They had left a small space clear in their midst. I felt the blood drain from my face as the policeman pushed me into it.
Ever since following the crowd into the plaza I had been nerving myself for the gruesome sight of a freshly exhumed corpse. It was no preparation for what greeted me as I stood by Star’s grave, though.
It had been robbed. The flagstone that we had hauled back into place after backfilling the hole had gone. Loose dark soil was strewn around as if someone had dropped a large sack full of it from a great height.

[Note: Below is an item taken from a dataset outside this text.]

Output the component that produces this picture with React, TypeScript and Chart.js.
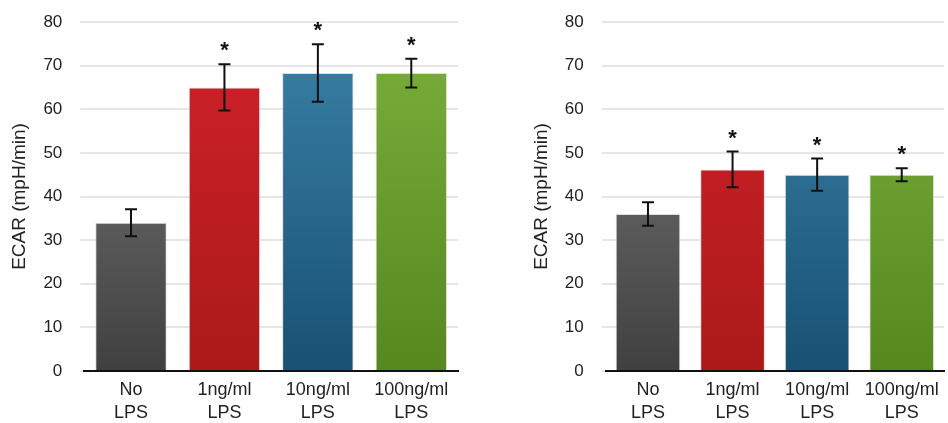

Here and there I noticed smudges that may have been footprints although the soil had been churned up so badly, possibly by the crowd standing around me, that there could be no way of telling who had made them.
There was no sign of the dead woman.
3
Handy had not been part of the crowd. He and Spotted Eagle had kept themselves apart, squatting by the base of the small pyramid at the corner of the plaza. They had both got up and started pushing their way into the centre of the mass of people as soon as I had reached the site of Star’s grave. The first I knew of their appearance was when I heard Handy’s voice snarling my name from somewhere close by.
I glanced at him absently. I was still struggling to understand what I had seen.
‘Yaotl!’ the commoner snapped. ‘Where have you been?’ Neither his expression nor his tone of voice sounded particularly welcoming.
‘You’re relieved to find me safe and well, then,’ I said irritably. Tiredness and the strain of the night’s events had exhausted my patience.
It was Spotted Eagle who answered. ‘You ran away,’ he said scornfully.
It was a mistake to laugh, but I could not help it. The youth’s face and posture were as savage as any warrior’s in the presence of the enemy, the upper lip curled contemptuously, one bare shoulder thrust forward to show off the muscles bunched under the skin, the fists clenched, his hands brought together as though he wielded an imaginary weapon. Yet it was so incongruous, when the back of his head still bore that tuft of hair, the mark of one who had yet to take a captive in battle.
‘Too right, I did!’ I said cheerfully. ‘Don’t tell me you didn’t!’
The lad screamed: ‘I didn’t run! I’m a warrior, you bloody coward!’ Then he threw himself at me.
He was young, strong and fast. Nonetheless, if I had been expecting his assault, then I could probably have defended myself, because he had no skill at all. His body crashed into mine, winding him as badly as me, and his hands clawed ineffectually at my throat as he tried to grip it. We both fell over. I was thrown into the man standing behind me, who uttered an explosive grunt as my head drove the air from his lungs, and then I was on the ground, staring at my assailant while his ferocious, snarling, spittle-flecked face filled my vision.
The fight can only have lasted for a few moments before the feeble grip on my throat was released and the body on top of mine hauled clear. My head flopped backwards onto the hard stone floor of the plaza as the face of the policeman swam into view before my misted-up eyes. From beside me came a sound of convulsive sobbing.
‘That’s enough,’ the four-captive warrior said, as I got to my feet, rubbing my bruised neck. He turned to Handy. ‘You obviously know this man.’
The big commoner was looking at his son. Then he passed the backs of his hands over his eyes and shook his head sharply. ‘I do, Cuixtli,’ he admitted. He turned to me. ‘I thought you’d gone back to Lily’s house. Where did you go? What happened? And did you see Flower Gatherer?’
A muttering in the crowd told me that I had an attentive audience for whatever I was going to say next. There was silence then, broken only by a faint snuffling from Spotted Eagle.
At least the policeman now had a name. ‘Cuixtli’ meant Kite; a good choice, if his eyes were as sharp and all-seeing as they ought to be.
‘Flower Gatherer’s missing, then,’ I said in a low voice.
‘No,’ said Kite heavily. ‘We just like to play this guessing game with strangers. We ask you where someone is for no reason at all. Then if we don’t care for your answer we put you in a cage and prod you with spears until you come up with one we like. Of course he’s missing! Would Handy have asked you if he wasn’t?’
I felt wearier than ever; too much so to match wits with this large, powerful man in the middle of his own parish, when he was surrounded by friends and loyal followers. I mumbled an account of my night’s adventures, aware all the time of all the eyes upon me, glittering with barely suppressed hostility. Each of them felt as though he himself had been attacked and was eager to retaliate. They might easily turn their anger on the only stranger in their midst.
I wondered what would happen if they believed that I had brought the trouble upon them. The thought made me hesitate, faltering at the point in my story where I was cowering in the maize bin.
Someone took the opportunity to interrupt me with a question. I recognised the voice as that of the old man I had spoken to on the way to the marketplace. ‘You said this monster was following you. Where from?’
‘It must have been from here, unless it picked up the trail earlier. The midwives though they saw something strange following Star’s funeral procession. It could have followed me all the way from Handy’s house.’